On February 18, a unique device arrived on the surface of Mars to assist in exploring the Red Planet. That would be NASA’s Ingenuity helicopter, designed to travel to places that rovers are unable to go. An article published last month at The Guardian noted the significance of Ingenuity: “If it succeeds, it will be humankind’s first powered, controlled flight on another planet.”
The space agency’s initial plans initially had Ingenuity scheduled to begin its mission by now. However, a test of the helicopter’s rotors ended prematurely due to what Space.com referred to as “an anomaly.” Specifically, the watchdog timer expired before the helicopter could take flight. This led NASA to delay the launch for a few days while they review the data.

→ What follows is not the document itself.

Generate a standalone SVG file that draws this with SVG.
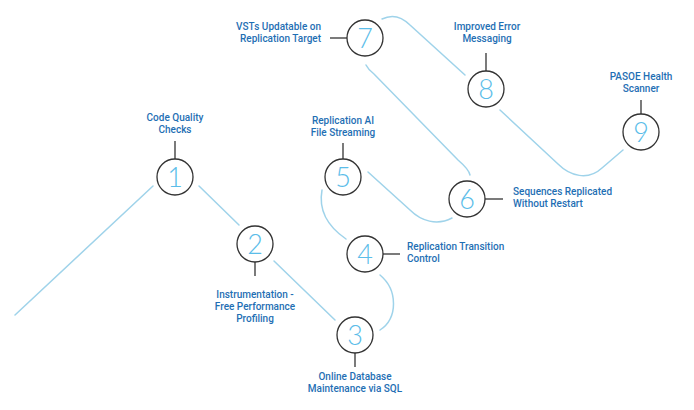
<svg xmlns="http://www.w3.org/2000/svg" width="694" height="410" viewBox="0 0 694 410">
<style>
.bg{fill:#ffffff}
.conn{fill:none;stroke:#9fd3ea;stroke-width:1.5;stroke-linecap:round}
.ring{fill:#ffffff;stroke:#333333;stroke-width:1.3}
.stem{stroke:#333333;stroke-width:1.3}
.num{font-family:Lato,"Open Sans",sans-serif;font-weight:300;font-size:27px;fill:#5bbde9;text-anchor:middle}
.lbl{font-family:Roboto,"Open Sans",sans-serif;font-weight:500;font-size:10px;fill:#1f6fb4}
.c{text-anchor:middle}
.l{text-anchor:start}
.r{text-anchor:end}
</style>
<rect class="bg" x="0" y="0" width="694" height="410"/>
<g id="connectors">
<path class="conn" d="M153,186 L15,315"/>
<path class="conn" d="M199,186 L239,225"/>
<path class="conn" d="M274,261 L335,320"/>
<path class="conn" d="M380,275 C398,290 398,318 380,330"/>
<path class="conn" d="M322,190 C318,212 330,228 346,239"/>
<path class="conn" d="M368,172 L410,210 C421,221 437,226 452,218"/>
<path class="conn" d="M366,65 C368,69 370,71 374,74 L458,160 C465,166 469,170 470,175"/>
<path class="conn" d="M382,19 C392,14 402,17 410,25 L465,75"/>
<path class="conn" d="M500,110 L558,164 C570,176 588,181 602,168 L623,150"/>
</g>
<g id="node1">
<line class="stem" x1="175" y1="141" x2="175" y2="159"/>
<circle class="ring" cx="175" cy="177" r="18"/>
<text class="num" x="175" y="186.5">1</text>
<text class="lbl c" x="175" y="121">Code Quality</text>
<text class="lbl c" x="175" y="133">Checks</text>
</g>
<g id="node2">
<line class="stem" x1="255" y1="262" x2="255" y2="276"/>
<circle class="ring" cx="255" cy="244" r="18"/>
<text class="num" x="255" y="253.5">2</text>
<text class="lbl c" x="255" y="298">Instrumentation -</text>
<text class="lbl c" x="255" y="310">Free Performance</text>
<text class="lbl c" x="255" y="322">Profiling</text>
</g>
<g id="node3">
<line class="stem" x1="355" y1="353" x2="355" y2="367"/>
<circle class="ring" cx="355" cy="335" r="18"/>
<text class="num" x="355" y="344.5">3</text>
<text class="lbl c" x="355" y="380">Online Database</text>
<text class="lbl c" x="355" y="392">Maintenance via SQL</text>
</g>
<g id="node4">
<line class="stem" x1="383" y1="254" x2="400" y2="254"/>
<circle class="ring" cx="365" cy="254" r="18"/>
<text class="num" x="365" y="263.5">4</text>
<text class="lbl l" x="407" y="250">Replication Transition</text>
<text class="lbl l" x="407" y="262">Control</text>
</g>
<g id="node5">
<line class="stem" x1="343" y1="143" x2="343" y2="159"/>
<circle class="ring" cx="343" cy="177" r="18"/>
<text class="num" x="343" y="186.5">5</text>
<text class="lbl c" x="343" y="124">Replication AI</text>
<text class="lbl c" x="343" y="136">File Streaming</text>
</g>
<g id="node6">
<line class="stem" x1="485" y1="199" x2="503" y2="199"/>
<circle class="ring" cx="467" cy="199" r="18"/>
<text class="num" x="467" y="208.5">6</text>
<text class="lbl l" x="513" y="195">Sequences Replicated</text>
<text class="lbl l" x="513" y="207">Without Restart</text>
</g>
<g id="node7">
<line class="stem" x1="330" y1="38" x2="347" y2="38"/>
<circle class="ring" cx="365" cy="38" r="18"/>
<text class="num" x="365" y="47.5">7</text>
<text class="lbl r" x="321" y="30">VSTs Updatable on</text>
<text class="lbl r" x="321" y="42">Replication Target</text>
</g>
<g id="node8">
<line class="stem" x1="486" y1="53" x2="486" y2="71"/>
<circle class="ring" cx="486" cy="89" r="18"/>
<text class="num" x="486" y="98.5">8</text>
<text class="lbl c" x="487" y="30">Improved Error</text>
<text class="lbl c" x="487" y="42">Messaging</text>
</g>
<g id="node9">
<line class="stem" x1="641" y1="100" x2="641" y2="114"/>
<circle class="ring" cx="641" cy="132" r="18"/>
<text class="num" x="641" y="141.5">9</text>
<text class="lbl c" x="641" y="80">PASOE Health</text>
<text class="lbl c" x="641" y="92">Scanner</text>
</g>
</svg>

“The watchdog timer oversees the command sequence and alerts the system to any potential issues. It helps the system stay safe by not proceeding if an issue is observed and worked as planned,” NASA said in a statement. “The helicopter team is reviewing telemetry to diagnose and understand the issue. Following that, they will reschedule the full-speed test.”
According to a report from The Guardian, Ingenuity is now slated to take to the (Martian) skies in the coming week — on Wednesday at the earliest. If all goes according to plan, it’ll be a landmark moment in humanity’s exploration of the solar system — a little later than expected.